-- BEGIN RECORDED INFORMATION --
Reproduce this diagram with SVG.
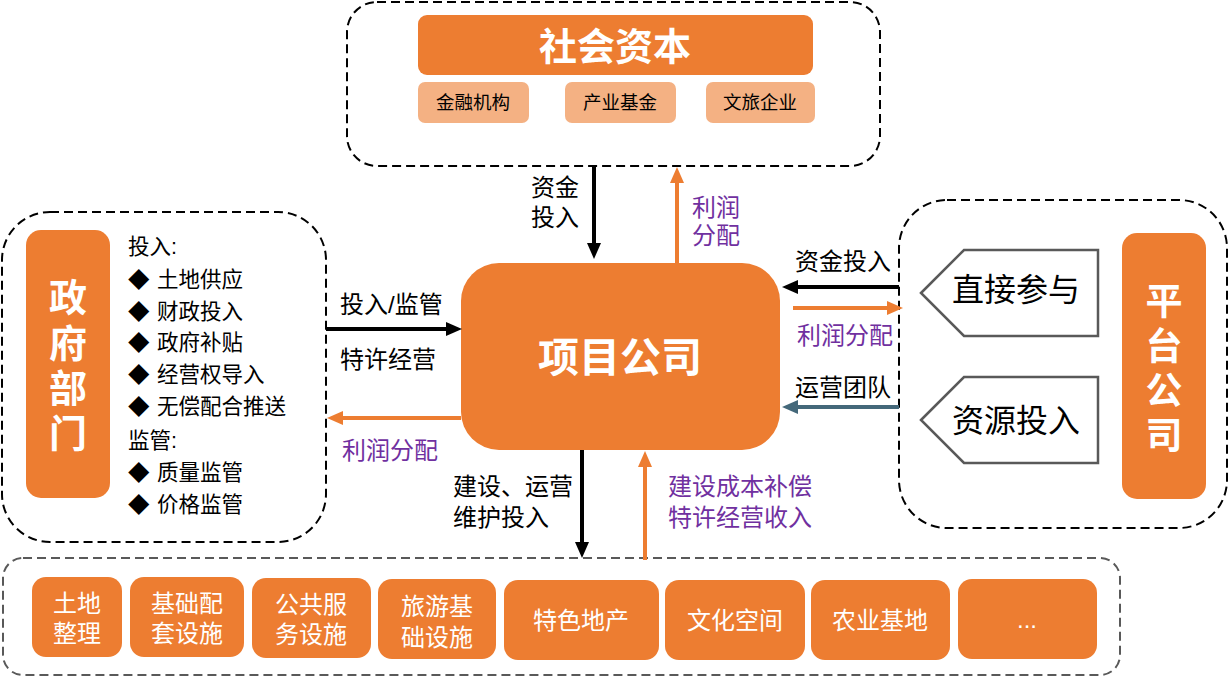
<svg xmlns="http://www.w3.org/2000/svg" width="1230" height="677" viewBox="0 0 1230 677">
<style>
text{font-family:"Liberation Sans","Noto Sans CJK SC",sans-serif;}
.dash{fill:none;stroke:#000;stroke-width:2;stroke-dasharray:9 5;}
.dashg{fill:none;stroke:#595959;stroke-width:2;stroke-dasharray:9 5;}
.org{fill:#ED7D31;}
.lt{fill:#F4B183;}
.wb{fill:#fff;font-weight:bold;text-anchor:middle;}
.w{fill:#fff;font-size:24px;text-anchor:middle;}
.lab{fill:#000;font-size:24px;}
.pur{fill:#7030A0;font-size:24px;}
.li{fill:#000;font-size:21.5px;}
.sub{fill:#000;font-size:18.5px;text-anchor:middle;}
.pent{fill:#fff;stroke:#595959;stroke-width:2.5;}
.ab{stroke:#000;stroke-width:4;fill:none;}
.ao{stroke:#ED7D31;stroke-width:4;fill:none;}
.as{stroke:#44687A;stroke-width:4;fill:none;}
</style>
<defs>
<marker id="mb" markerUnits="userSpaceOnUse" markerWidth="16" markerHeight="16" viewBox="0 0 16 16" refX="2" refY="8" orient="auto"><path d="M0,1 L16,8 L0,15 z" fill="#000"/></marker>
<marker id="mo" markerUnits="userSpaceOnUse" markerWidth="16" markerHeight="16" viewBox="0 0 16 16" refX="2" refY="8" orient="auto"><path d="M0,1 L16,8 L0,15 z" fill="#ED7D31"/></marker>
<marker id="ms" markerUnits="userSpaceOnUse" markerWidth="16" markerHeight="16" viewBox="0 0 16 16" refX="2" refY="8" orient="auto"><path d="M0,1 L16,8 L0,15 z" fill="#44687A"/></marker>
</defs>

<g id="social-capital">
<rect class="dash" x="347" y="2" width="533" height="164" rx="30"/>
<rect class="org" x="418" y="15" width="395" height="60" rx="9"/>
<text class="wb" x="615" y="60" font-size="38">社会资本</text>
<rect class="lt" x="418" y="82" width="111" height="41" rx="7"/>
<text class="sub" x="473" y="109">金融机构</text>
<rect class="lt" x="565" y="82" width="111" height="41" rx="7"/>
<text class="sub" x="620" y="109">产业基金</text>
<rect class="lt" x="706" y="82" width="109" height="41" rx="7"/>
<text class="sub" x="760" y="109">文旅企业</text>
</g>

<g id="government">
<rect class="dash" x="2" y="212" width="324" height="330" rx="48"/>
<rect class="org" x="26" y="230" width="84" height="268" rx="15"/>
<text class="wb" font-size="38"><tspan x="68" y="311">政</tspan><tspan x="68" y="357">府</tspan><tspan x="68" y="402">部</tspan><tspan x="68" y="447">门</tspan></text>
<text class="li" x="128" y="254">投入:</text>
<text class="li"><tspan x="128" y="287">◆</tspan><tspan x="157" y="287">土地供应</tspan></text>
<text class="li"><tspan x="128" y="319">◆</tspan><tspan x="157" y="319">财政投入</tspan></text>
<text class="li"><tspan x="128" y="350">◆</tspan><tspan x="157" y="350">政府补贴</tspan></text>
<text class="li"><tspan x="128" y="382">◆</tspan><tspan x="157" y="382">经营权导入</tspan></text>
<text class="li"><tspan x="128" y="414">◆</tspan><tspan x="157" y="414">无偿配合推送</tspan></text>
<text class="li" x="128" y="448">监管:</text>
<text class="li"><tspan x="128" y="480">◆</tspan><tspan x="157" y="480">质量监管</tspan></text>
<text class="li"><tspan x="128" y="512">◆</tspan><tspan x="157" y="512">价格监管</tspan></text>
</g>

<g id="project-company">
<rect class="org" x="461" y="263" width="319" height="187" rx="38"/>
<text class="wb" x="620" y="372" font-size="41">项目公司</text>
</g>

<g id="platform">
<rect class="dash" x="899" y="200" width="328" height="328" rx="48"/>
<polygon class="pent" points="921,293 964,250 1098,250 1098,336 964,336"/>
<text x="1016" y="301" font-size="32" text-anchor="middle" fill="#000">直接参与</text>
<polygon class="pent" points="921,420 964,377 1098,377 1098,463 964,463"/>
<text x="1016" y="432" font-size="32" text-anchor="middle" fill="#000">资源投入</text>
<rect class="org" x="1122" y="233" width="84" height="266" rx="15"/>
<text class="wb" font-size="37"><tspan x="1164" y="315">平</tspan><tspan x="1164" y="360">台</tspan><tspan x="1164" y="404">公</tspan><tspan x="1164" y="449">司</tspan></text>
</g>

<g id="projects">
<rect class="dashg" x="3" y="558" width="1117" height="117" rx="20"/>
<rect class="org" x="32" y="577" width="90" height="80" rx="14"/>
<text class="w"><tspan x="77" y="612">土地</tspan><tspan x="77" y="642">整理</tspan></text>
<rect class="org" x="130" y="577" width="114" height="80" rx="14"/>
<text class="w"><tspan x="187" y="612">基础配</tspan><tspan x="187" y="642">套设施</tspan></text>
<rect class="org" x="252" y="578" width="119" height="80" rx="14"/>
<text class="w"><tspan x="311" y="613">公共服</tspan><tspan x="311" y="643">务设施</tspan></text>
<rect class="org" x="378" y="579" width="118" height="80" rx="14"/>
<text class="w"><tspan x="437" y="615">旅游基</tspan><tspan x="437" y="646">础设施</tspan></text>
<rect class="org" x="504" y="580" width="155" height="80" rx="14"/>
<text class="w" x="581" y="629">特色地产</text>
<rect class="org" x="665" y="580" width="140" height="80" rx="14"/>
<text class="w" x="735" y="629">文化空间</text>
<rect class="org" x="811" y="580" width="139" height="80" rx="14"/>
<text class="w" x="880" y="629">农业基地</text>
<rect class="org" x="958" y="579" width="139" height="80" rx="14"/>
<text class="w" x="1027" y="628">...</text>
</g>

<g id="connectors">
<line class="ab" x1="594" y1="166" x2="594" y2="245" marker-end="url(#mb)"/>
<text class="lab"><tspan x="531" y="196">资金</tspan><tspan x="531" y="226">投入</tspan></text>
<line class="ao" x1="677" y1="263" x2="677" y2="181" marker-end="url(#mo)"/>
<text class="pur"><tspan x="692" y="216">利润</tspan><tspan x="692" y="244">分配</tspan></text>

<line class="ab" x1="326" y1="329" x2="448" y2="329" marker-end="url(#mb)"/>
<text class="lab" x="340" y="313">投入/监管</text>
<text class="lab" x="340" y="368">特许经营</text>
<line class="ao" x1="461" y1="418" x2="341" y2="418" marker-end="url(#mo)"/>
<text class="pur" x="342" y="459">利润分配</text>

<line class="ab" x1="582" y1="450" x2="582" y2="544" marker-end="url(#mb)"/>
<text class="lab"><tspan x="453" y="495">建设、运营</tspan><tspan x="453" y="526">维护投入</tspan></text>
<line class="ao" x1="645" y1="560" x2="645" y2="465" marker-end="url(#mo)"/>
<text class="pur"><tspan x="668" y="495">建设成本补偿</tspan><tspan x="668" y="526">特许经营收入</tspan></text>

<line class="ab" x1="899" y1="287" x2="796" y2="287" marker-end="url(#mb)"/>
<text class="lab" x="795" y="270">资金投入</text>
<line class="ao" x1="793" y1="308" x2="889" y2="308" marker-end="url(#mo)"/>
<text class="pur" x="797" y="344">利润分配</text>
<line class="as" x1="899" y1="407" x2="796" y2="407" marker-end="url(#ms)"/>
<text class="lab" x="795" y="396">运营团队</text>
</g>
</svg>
-- END RECORDED INFORMATION --
*EXERCISE REQUIREMENTS*: Go through the listing above and quote it exactly, apart from its images.

*EXPECTED ANSWER*:
Reproduce this diagram with SVG.
<svg xmlns="http://www.w3.org/2000/svg" width="1230" height="677" viewBox="0 0 1230 677">
<style>
text{font-family:"Liberation Sans","Noto Sans CJK SC",sans-serif;}
.dash{fill:none;stroke:#000;stroke-width:2;stroke-dasharray:9 5;}
.dashg{fill:none;stroke:#595959;stroke-width:2;stroke-dasharray:9 5;}
.org{fill:#ED7D31;}
.lt{fill:#F4B183;}
.wb{fill:#fff;font-weight:bold;text-anchor:middle;}
.w{fill:#fff;font-size:24px;text-anchor:middle;}
.lab{fill:#000;font-size:24px;}
.pur{fill:#7030A0;font-size:24px;}
.li{fill:#000;font-size:21.5px;}
.sub{fill:#000;font-size:18.5px;text-anchor:middle;}
.pent{fill:#fff;stroke:#595959;stroke-width:2.5;}
.ab{stroke:#000;stroke-width:4;fill:none;}
.ao{stroke:#ED7D31;stroke-width:4;fill:none;}
.as{stroke:#44687A;stroke-width:4;fill:none;}
</style>
<defs>
<marker id="mb" markerUnits="userSpaceOnUse" markerWidth="16" markerHeight="16" viewBox="0 0 16 16" refX="2" refY="8" orient="auto"><path d="M0,1 L16,8 L0,15 z" fill="#000"/></marker>
<marker id="mo" markerUnits="userSpaceOnUse" markerWidth="16" markerHeight="16" viewBox="0 0 16 16" refX="2" refY="8" orient="auto"><path d="M0,1 L16,8 L0,15 z" fill="#ED7D31"/></marker>
<marker id="ms" markerUnits="userSpaceOnUse" markerWidth="16" markerHeight="16" viewBox="0 0 16 16" refX="2" refY="8" orient="auto"><path d="M0,1 L16,8 L0,15 z" fill="#44687A"/></marker>
</defs>

<g id="social-capital">
<rect class="dash" x="347" y="2" width="533" height="164" rx="30"/>
<rect class="org" x="418" y="15" width="395" height="60" rx="9"/>
<text class="wb" x="615" y="60" font-size="38">社会资本</text>
<rect class="lt" x="418" y="82" width="111" height="41" rx="7"/>
<text class="sub" x="473" y="109">金融机构</text>
<rect class="lt" x="565" y="82" width="111" height="41" rx="7"/>
<text class="sub" x="620" y="109">产业基金</text>
<rect class="lt" x="706" y="82" width="109" height="41" rx="7"/>
<text class="sub" x="760" y="109">文旅企业</text>
</g>

<g id="government">
<rect class="dash" x="2" y="212" width="324" height="330" rx="48"/>
<rect class="org" x="26" y="230" width="84" height="268" rx="15"/>
<text class="wb" font-size="38"><tspan x="68" y="311">政</tspan><tspan x="68" y="357">府</tspan><tspan x="68" y="402">部</tspan><tspan x="68" y="447">门</tspan></text>
<text class="li" x="128" y="254">投入:</text>
<text class="li"><tspan x="128" y="287">◆</tspan><tspan x="157" y="287">土地供应</tspan></text>
<text class="li"><tspan x="128" y="319">◆</tspan><tspan x="157" y="319">财政投入</tspan></text>
<text class="li"><tspan x="128" y="350">◆</tspan><tspan x="157" y="350">政府补贴</tspan></text>
<text class="li"><tspan x="128" y="382">◆</tspan><tspan x="157" y="382">经营权导入</tspan></text>
<text class="li"><tspan x="128" y="414">◆</tspan><tspan x="157" y="414">无偿配合推送</tspan></text>
<text class="li" x="128" y="448">监管:</text>
<text class="li"><tspan x="128" y="480">◆</tspan><tspan x="157" y="480">质量监管</tspan></text>
<text class="li"><tspan x="128" y="512">◆</tspan><tspan x="157" y="512">价格监管</tspan></text>
</g>

<g id="project-company">
<rect class="org" x="461" y="263" width="319" height="187" rx="38"/>
<text class="wb" x="620" y="372" font-size="41">项目公司</text>
</g>

<g id="platform">
<rect class="dash" x="899" y="200" width="328" height="328" rx="48"/>
<polygon class="pent" points="921,293 964,250 1098,250 1098,336 964,336"/>
<text x="1016" y="301" font-size="32" text-anchor="middle" fill="#000">直接参与</text>
<polygon class="pent" points="921,420 964,377 1098,377 1098,463 964,463"/>
<text x="1016" y="432" font-size="32" text-anchor="middle" fill="#000">资源投入</text>
<rect class="org" x="1122" y="233" width="84" height="266" rx="15"/>
<text class="wb" font-size="37"><tspan x="1164" y="315">平</tspan><tspan x="1164" y="360">台</tspan><tspan x="1164" y="404">公</tspan><tspan x="1164" y="449">司</tspan></text>
</g>

<g id="projects">
<rect class="dashg" x="3" y="558" width="1117" height="117" rx="20"/>
<rect class="org" x="32" y="577" width="90" height="80" rx="14"/>
<text class="w"><tspan x="77" y="612">土地</tspan><tspan x="77" y="642">整理</tspan></text>
<rect class="org" x="130" y="577" width="114" height="80" rx="14"/>
<text class="w"><tspan x="187" y="612">基础配</tspan><tspan x="187" y="642">套设施</tspan></text>
<rect class="org" x="252" y="578" width="119" height="80" rx="14"/>
<text class="w"><tspan x="311" y="613">公共服</tspan><tspan x="311" y="643">务设施</tspan></text>
<rect class="org" x="378" y="579" width="118" height="80" rx="14"/>
<text class="w"><tspan x="437" y="615">旅游基</tspan><tspan x="437" y="646">础设施</tspan></text>
<rect class="org" x="504" y="580" width="155" height="80" rx="14"/>
<text class="w" x="581" y="629">特色地产</text>
<rect class="org" x="665" y="580" width="140" height="80" rx="14"/>
<text class="w" x="735" y="629">文化空间</text>
<rect class="org" x="811" y="580" width="139" height="80" rx="14"/>
<text class="w" x="880" y="629">农业基地</text>
<rect class="org" x="958" y="579" width="139" height="80" rx="14"/>
<text class="w" x="1027" y="628">...</text>
</g>

<g id="connectors">
<line class="ab" x1="594" y1="166" x2="594" y2="245" marker-end="url(#mb)"/>
<text class="lab"><tspan x="531" y="196">资金</tspan><tspan x="531" y="226">投入</tspan></text>
<line class="ao" x1="677" y1="263" x2="677" y2="181" marker-end="url(#mo)"/>
<text class="pur"><tspan x="692" y="216">利润</tspan><tspan x="692" y="244">分配</tspan></text>

<line class="ab" x1="326" y1="329" x2="448" y2="329" marker-end="url(#mb)"/>
<text class="lab" x="340" y="313">投入/监管</text>
<text class="lab" x="340" y="368">特许经营</text>
<line class="ao" x1="461" y1="418" x2="341" y2="418" marker-end="url(#mo)"/>
<text class="pur" x="342" y="459">利润分配</text>

<line class="ab" x1="582" y1="450" x2="582" y2="544" marker-end="url(#mb)"/>
<text class="lab"><tspan x="453" y="495">建设、运营</tspan><tspan x="453" y="526">维护投入</tspan></text>
<line class="ao" x1="645" y1="560" x2="645" y2="465" marker-end="url(#mo)"/>
<text class="pur"><tspan x="668" y="495">建设成本补偿</tspan><tspan x="668" y="526">特许经营收入</tspan></text>

<line class="ab" x1="899" y1="287" x2="796" y2="287" marker-end="url(#mb)"/>
<text class="lab" x="795" y="270">资金投入</text>
<line class="ao" x1="793" y1="308" x2="889" y2="308" marker-end="url(#mo)"/>
<text class="pur" x="797" y="344">利润分配</text>
<line class="as" x1="899" y1="407" x2="796" y2="407" marker-end="url(#ms)"/>
<text class="lab" x="795" y="396">运营团队</text>
</g>
</svg>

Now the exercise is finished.